A surfer drops into a giant wave at the Wedge in Newport Beach in 2019.
A surfer drops into a giant wave at the Wedge in Newport Beach in 2019.
(Don Leach / Staff Photographer)

Without another lookout between the L and W towers at the time, this created a blind spot — body surfers out in the waves could be easily seen but the area closest to shore was harder to put eyes on.

So when a large chunk of the sand berm the children were sitting on that dark day broke off, the girls were washed out to sea before lifeguards could reach them — with the Wedge being 160 yards away in soft sand and the L Street tower twice that distance, if it was even open.

The city installed a roofless platform to bridge the gap.

Pondering how to make the tower fit in, Connella and his friends taped off a P outline one night and filled it in with white spray paint, approximating the other towers as best they could.

“Our intention was to make it look nice and presentable.
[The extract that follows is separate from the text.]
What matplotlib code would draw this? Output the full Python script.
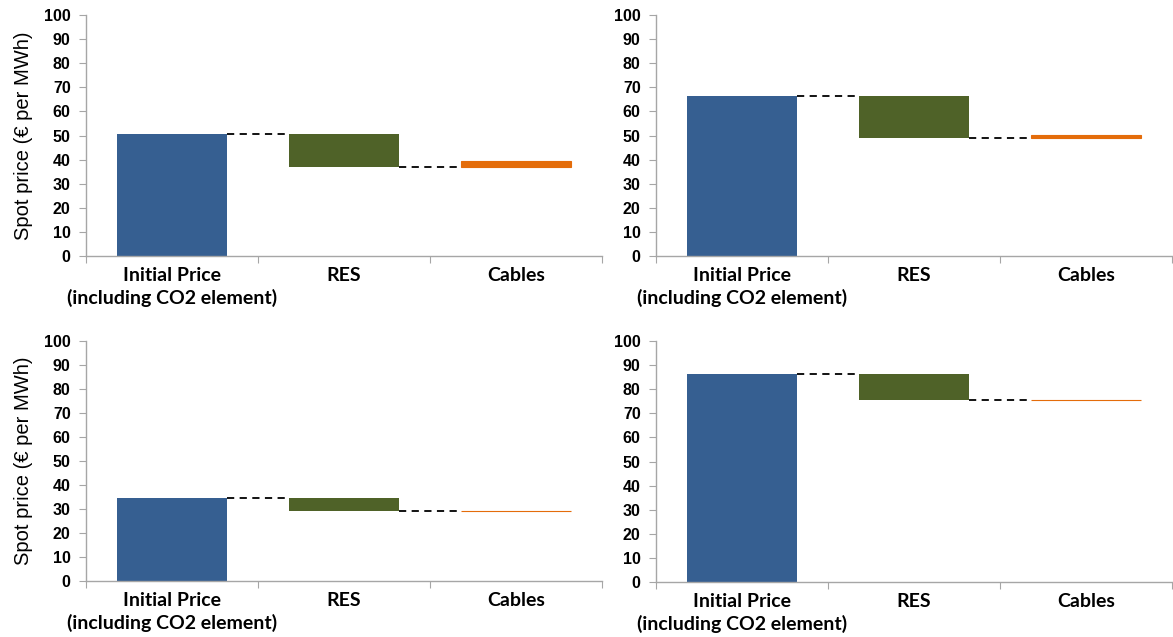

It wasn’t just graffiti,” said Connella, now 53 and a financial advisor in Laguna Niguel. “We were serious about trying to make it right.”

He vividly remembers a lifeguard sanding off their P and painting over the patch the next day.

So they put it back on. The city painted over it again. This repeated four or five times until one day in the fall, the city hammered permanent P plaques onto the outer walls. P for persistence.

Turner said the lettering system makes sense from a logistical perspective, though he agrees Connella has a good story.

“I don’t know about the local kids deciding to name the tower but there is a logic to naming the tower that would more likely come from lifeguard administration,” said Turner, who served as a Newport lifeguard from 1973 to 2014.

“Administrators would have needed to name the tower as an identifier for schedules, on the old-style phone plug board and to direct patrol vehicles on the radio.”

Eric Connella, center, poses with his family near lifeguard Tower P.
Eric Connella, center, and his son, Caden, far left, wife, Julie, second from left, daughter, Cassandra Runyon, second from right, and son-in-law, Brady Runyon, stand near lifeguard Tower P at the Wedge in Newport Beach.
(Raul Roa / Staff Photographer)

M was out because of Main Street, N wouldn’t do because it was used for a bayside tower, and O looked and sounded too much like “zero.” The next letter, P, didn’t have any conflicts.

Current chief lifeguard Mike Halphide has been working Newport’s shore since 1984. Tower P’s sad start and more cheerful naming predate him. But it’s a good post.

“I always liked working Tower P because you were part of the Wedge team but somewhat removed from all the crowds,” he recalled. “Also, it is a great perspective to watch people ride the Wedge as you can see them deep in the barrel when they are obscured from view to most people sitting near Tower W.”

As for Connella, whose parents still live off M Street, it’s still a local hang.

“When I see that ‘P Street’ tower,” he said, “it just gives me a sense of pride.”